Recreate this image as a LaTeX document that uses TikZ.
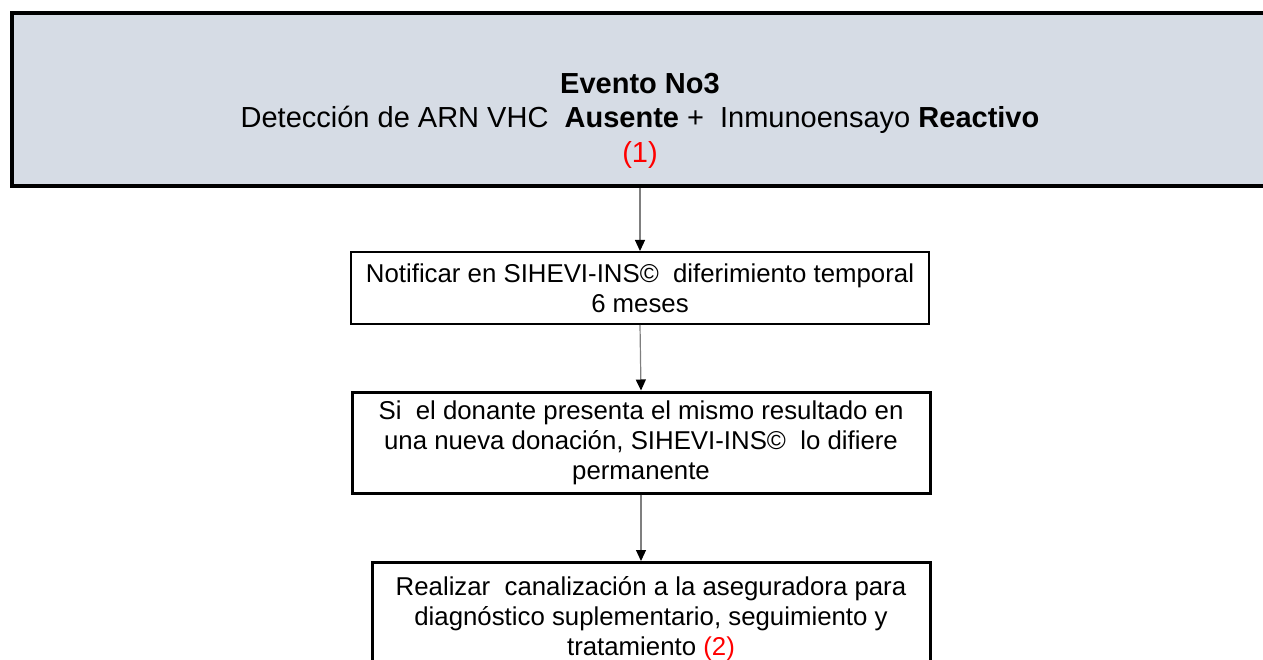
\documentclass[tikz,border=0pt]{standalone}
\usepackage{fontspec}
\setmainfont{Liberation Sans}
\usetikzlibrary{arrows.meta}
\definecolor{topfill}{HTML}{D6DCE5}
\definecolor{conngray}{HTML}{7F7F7F}
\begin{document}
\begin{tikzpicture}[x=1pt,y=-1pt,
  box/.style={draw=black,fill=white,rectangle,inner sep=0pt,align=center,
    font=\fontsize{25.8}{30}\selectfont},
  conn/.style={draw=conngray,line width=1.2pt,-{Triangle[length=11pt,width=10pt,color=black]}}]
\useasboundingbox (0,0) rectangle (1263,660);
\node[draw=black,line width=4pt,fill=topfill,rectangle,inner sep=0pt,
  minimum width=1270pt,minimum height=173pt,anchor=north west] (top) at (10,11.5) {};
\node[align=center,font=\fontsize{29}{33.5}\selectfont] (toptext) at (640,121)
  {\textbf{Evento No3}\\Detección de ARN VHC\ \ \textbf{Ausente} +\ \ Inmunoensayo \textbf{Reactivo}\\[1.5pt]\textcolor{red}{(1)}};
\node[box,line width=2pt,minimum width=578pt,minimum height=72pt] (b2) at (640,288)
  {Notificar en SIHEVI-INS©\ \ diferimiento temporal\\6 meses};
\node[box,line width=3pt,minimum width=578pt,minimum height=101pt] (b3) at (641,442.5)
  {Si\ \ el donante presenta el mismo resultado en\\una nueva donación, SIHEVI-INS©\ \ lo difiere\\permanente};
\node[box,line width=3pt,minimum width=558pt,minimum height=112pt,anchor=north] (b4) at (651,561)
  {Realizar\ \ canalización a la aseguradora para\\diagnóstico suplementario, seguimiento y\\tratamiento \textcolor{red}{(2)}};
\draw[conn] (top.south -| b2.north) -- (b2.north);
\draw[conn] (b2.south) -- (b3.north);
\draw[conn] (b3.south) -- (b3.south |- b4.north);
\end{tikzpicture}
\end{document}
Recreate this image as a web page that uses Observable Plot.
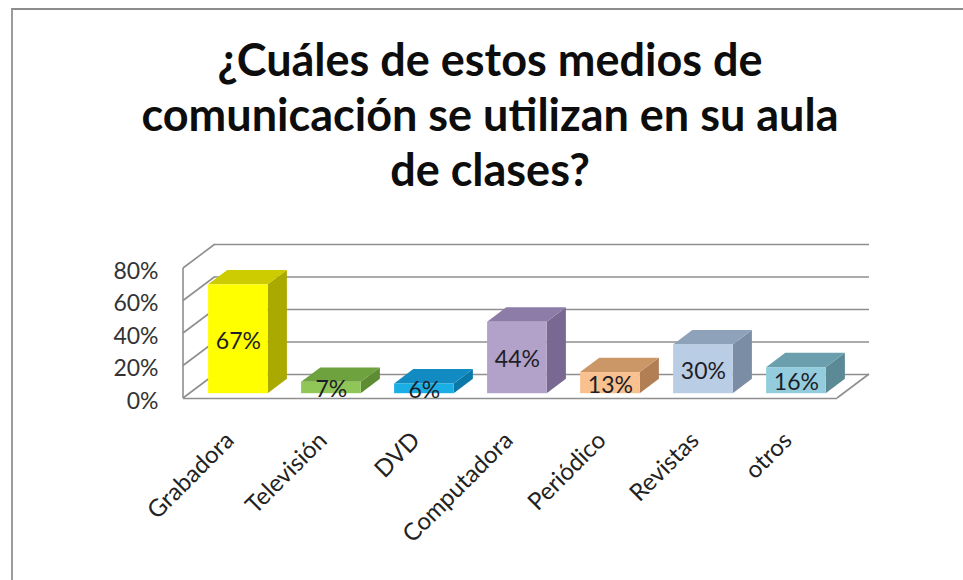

# TASK:
Write out every entry again word for word, without any of the pictures.

# FULL RESPONSE:
Recreate this image as a LaTeX document that uses TikZ.
\documentclass[tikz,border=0pt]{standalone}
\usepackage{fontspec}
\setmainfont{Liberation Sans}
\usetikzlibrary{arrows.meta}
\definecolor{topfill}{HTML}{D6DCE5}
\definecolor{conngray}{HTML}{7F7F7F}
\begin{document}
\begin{tikzpicture}[x=1pt,y=-1pt,
  box/.style={draw=black,fill=white,rectangle,inner sep=0pt,align=center,
    font=\fontsize{25.8}{30}\selectfont},
  conn/.style={draw=conngray,line width=1.2pt,-{Triangle[length=11pt,width=10pt,color=black]}}]
\useasboundingbox (0,0) rectangle (1263,660);
\node[draw=black,line width=4pt,fill=topfill,rectangle,inner sep=0pt,
  minimum width=1270pt,minimum height=173pt,anchor=north west] (top) at (10,11.5) {};
\node[align=center,font=\fontsize{29}{33.5}\selectfont] (toptext) at (640,121)
  {\textbf{Evento No3}\\Detección de ARN VHC\ \ \textbf{Ausente} +\ \ Inmunoensayo \textbf{Reactivo}\\[1.5pt]\textcolor{red}{(1)}};
\node[box,line width=2pt,minimum width=578pt,minimum height=72pt] (b2) at (640,288)
  {Notificar en SIHEVI-INS©\ \ diferimiento temporal\\6 meses};
\node[box,line width=3pt,minimum width=578pt,minimum height=101pt] (b3) at (641,442.5)
  {Si\ \ el donante presenta el mismo resultado en\\una nueva donación, SIHEVI-INS©\ \ lo difiere\\permanente};
\node[box,line width=3pt,minimum width=558pt,minimum height=112pt,anchor=north] (b4) at (651,561)
  {Realizar\ \ canalización a la aseguradora para\\diagnóstico suplementario, seguimiento y\\tratamiento \textcolor{red}{(2)}};
\draw[conn] (top.south -| b2.north) -- (b2.north);
\draw[conn] (b2.south) -- (b3.north);
\draw[conn] (b3.south) -- (b3.south |- b4.north);
\end{tikzpicture}
\end{document}
Recreate this image as a web page that uses Observable Plot.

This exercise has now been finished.